Lost! Book Separation Anxiety

As a little girl I developed the habit of taking my book-of-the-moment with me wherever I went. This was in part because I wanted to read at every available opportunity, and also because Saturday outings with my mum could turn into journeys across hell and creation. Having a book handy meant that I could wait in the car and be entertained while she completed her errands.

Although I manage my own time and errands now I haven’t abandoned the habit – I still like to carry my book with me. There is more of a risk though that I’ll leave it behind, since I’m doing the running about and not sitting in the car. In that instance, I could lose my book forever or go through a deal of trouble to get it back.

That’s the situation I’m in currently. I left my book, Narrative of the Life of Frederick Douglass, somewhere in the library of the University of The Bahamas. I’ve spent a lot of time on its campus over the last few days for a literature festival. I’m at home on a break between panels, and was looking forward to reading it, but alas! I’m upset enough that I can’t actually think of anything else to write about. If it were a mediocre book then it probably wouldn’t have been this big of a deal, but I am really enjoying Douglass’ autobiography and have already begun recommending it to friends.

Narrative is the first of three memoirs that he wrote, and it’s very brief, around 100 pages. I expected to be finished by now – and since I’ve left it behind am wishing that somehow I was able to  – but this week has been really busy, with functions every evening, which is when I get the most of my reading done.

Douglass has me wincing on almost every page at the atrocities he witnessed and experienced. I am shocked all over again at the horror of slavery in the Americas, and am amazed that anyone at all made it through alive, much less generations of people. Douglass gives heart-wrenching descriptions of cruelties and his emotional distress, but at the same time his retelling feels more straightforward than dramatic. Indeed, the brevity of his memoir underscores this point. He sticks to the facts and allows their stark truths to do the work of proselytising for him.

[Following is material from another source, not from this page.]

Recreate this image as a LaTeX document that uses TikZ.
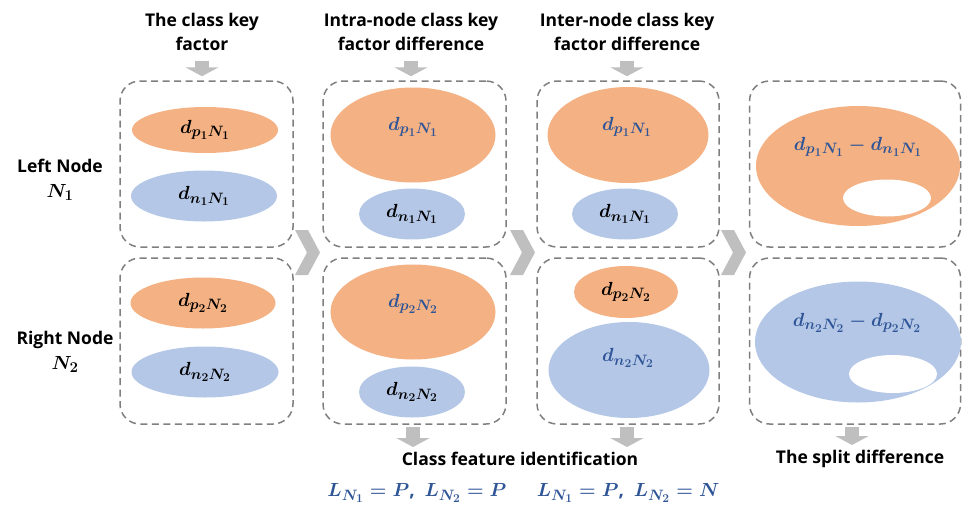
\RequirePackage{fix-cm}
\documentclass[tikz,border=0pt]{standalone}
\usepackage{fontspec}
\setmainfont{Open Sans}
\usepackage{amsmath}
\DeclareMathSizes{19}{19}{15}{12}
\DeclareMathSizes{17.5}{19}{15}{12}
\usetikzlibrary{shapes.geometric,arrows.meta}
\definecolor{orng}{HTML}{F4B183}
\definecolor{lblue}{HTML}{B4C7E7}
\definecolor{tblue}{HTML}{2F5597}
\definecolor{dgray}{HTML}{7F7F7F}
\definecolor{agray}{HTML}{BFBFBF}
\begin{document}
\begin{tikzpicture}[x=1pt,y=-1pt,
  box/.style={draw=dgray, line width=1.5pt, dash pattern=on 7pt off 4.5pt, rounded corners=20pt, minimum height=166pt, inner sep=0pt},
  ell/.style={ellipse, inner sep=0pt, draw=none},
  mtxt/.style={inner sep=0pt, font=\fontsize{19}{22}\selectfont\boldmath},
  ttl/.style={inner sep=0pt, align=center, font=\fontsize{17.5}{24}\selectfont\bfseries\boldmath},
  blockarr/.style={draw=agray, line width=14pt, -{Triangle[width=33pt,length=9pt]}},
]
\useasboundingbox (0,0) rectangle (962,509);

% boxes
\node[box, minimum width=173pt] (b1t) at (206.5,164) {};
\node[box, minimum width=173pt] (b1b) at (206.5,341) {};
\node[box, minimum width=183pt] (b2t) at (414.5,164) {};
\node[box, minimum width=183pt] (b2b) at (414.5,341) {};
\node[box, minimum width=182pt] (b3t) at (628,164) {};
\node[box, minimum width=182pt] (b3b) at (628,341) {};
\node[box, minimum width=211pt] (b4t) at (855,164) {};
\node[box, minimum width=211pt] (b4b) at (855,341) {};

% column 1
\node[ell, fill=orng, minimum width=146pt, minimum height=46pt] (c1a) at (205,130) {};
\node[mtxt] (c1at) at (205,130) {$d_{p_1N_1}$};
\node[ell, fill=lblue, minimum width=146pt, minimum height=51pt] (c1b) at (204,196) {};
\node[mtxt] (c1bt) at (204,196) {$d_{n_1N_1}$};
\node[ell, fill=orng, minimum width=145pt, minimum height=51pt] (c1c) at (203,303) {};
\node[mtxt] (c1ct) at (203,303) {$d_{p_2N_2}$};
\node[ell, fill=lblue, minimum width=147pt, minimum height=51pt] (c1d) at (205,372) {};
\node[mtxt] (c1dt) at (205,372) {$d_{n_2N_2}$};

% column 2
\node[ell, fill=orng, minimum width=165pt, minimum height=95pt] (c2a) at (413,135) {};
\node[mtxt, text=tblue] (c2at) at (413,127) {$d_{p_1N_1}$};
\node[ell, fill=lblue, minimum width=106pt, minimum height=51pt] (c2b) at (412,214) {};
\node[mtxt] (c2bt) at (412,214) {$d_{n_1N_1}$};
\node[ell, fill=orng, minimum width=165pt, minimum height=95pt] (c2c) at (413,312) {};
\node[mtxt, text=tblue] (c2ct) at (413,304) {$d_{p_2N_2}$};
\node[ell, fill=lblue, minimum width=106pt, minimum height=51pt] (c2d) at (412,392) {};
\node[mtxt] (c2dt) at (412,392) {$d_{n_2N_2}$};

% column 3
\node[ell, fill=orng, minimum width=161pt, minimum height=96pt] (c3a) at (628,135) {};
\node[mtxt, text=tblue] (c3at) at (627,127) {$d_{p_1N_1}$};
\node[ell, fill=lblue, minimum width=106pt, minimum height=51pt] (c3b) at (625,214) {};
\node[mtxt] (c3bt) at (625,214) {$d_{n_1N_1}$};
\node[ell, fill=orng, minimum width=104pt, minimum height=52pt] (c3c) at (626,292) {};
\node[mtxt] (c3ct) at (626,292) {$d_{p_2N_2}$};
\node[ell, fill=lblue, minimum width=161pt, minimum height=96pt] (c3d) at (629,370) {};
\node[mtxt, text=tblue] (c3dt) at (628,358) {$d_{n_2N_2}$};

% column 4
\node[ell, fill=orng, minimum width=204pt, minimum height=120pt] (c4a) at (858,166) {};
\node[ell, fill=white, minimum width=88pt, minimum height=37pt] (h4a) at (887,198) {};
\node[mtxt, text=tblue] (c4at) at (858,147) {$d_{p_1N_1}-d_{n_1N_1}$};
\node[ell, fill=lblue, minimum width=206pt, minimum height=121pt] (c4b) at (858,342) {};
\node[ell, fill=white, minimum width=88pt, minimum height=38pt] (h4b) at (893,374) {};
\node[mtxt, text=tblue] (c4bt) at (857,323) {$d_{n_2N_2}-d_{p_2N_2}$};

% chevrons
\foreach \cx in {295,510,721}{
  \fill[agray] (\cx,230) -- ++(13,0) -- ++(12,22.5) -- ++(-12,22.5) -- ++(-13,0) -- ++(12,-22.5) -- cycle;
}

% left labels
\node[ttl] (ln) at (60,180) {Left Node\\[1pt]$N_1$};
\node[ttl] (rn) at (65,352) {Right Node\\[1pt]$N_2$};

% titles
\node[ttl] (t1) at (202,32) {The class key\\factor};
\node[ttl] (t2) at (411,32) {Intra-node class key\\factor difference};
\node[ttl] (t3) at (627,32) {Inter-node class key\\factor difference};

\draw[blockarr, shorten <=10pt, shorten >=4pt] (t1.south) -- (t1.south |- b1t.north);
\draw[blockarr, shorten <=10pt, shorten >=4pt] (t2.south) -- (t2.south |- b2t.north);
\draw[blockarr, shorten <=10pt, shorten >=4pt] (t3.south) -- (t3.south |- b3t.north);

% bottom labels
\node[ttl] (cfi) at (520,459) {Class feature identification};
\node[ttl] (tsd) at (860,459) {The split difference};
\coordinate (a2) at (413,424);
\coordinate (a3) at (627,424);
\coordinate (a4) at (852,424);
\draw[blockarr, shorten <=3pt, shorten >=5pt] (a2) -- (a2 |- cfi.north);
\draw[blockarr, shorten <=3pt, shorten >=5pt] (a3) -- (a3 |- cfi.north);
\draw[blockarr, shorten <=3pt, shorten >=5pt] (a4) -- (a4 |- tsd.north);

\node[mtxt, text=tblue] (f1) at (417,493) {$L_{N_1}=P\text{\bfseries,}\;\, L_{N_2}=P$};
\node[mtxt, text=tblue] (f2) at (628,493) {$L_{N_1}=P\text{\bfseries,}\;\, L_{N_2}=N$};
\end{tikzpicture}
\end{document}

I’m at the stage where it seems Douglass is finally going to break free from his captives and begin his life as an activist. I’m burning to know how it happened, since my earlier guesses – a kind mistress helped him? A freed slave woman’s husband started him on the underground railroad? He ran away after a near-death beating by one of his masters? – all proved wrong. So then how did he do it? And what was his life like immediately after, when he was very much a fugitive, without the protection of (I’m assuming) white abolitionists and his general popularity? I have to get my book back, and find out.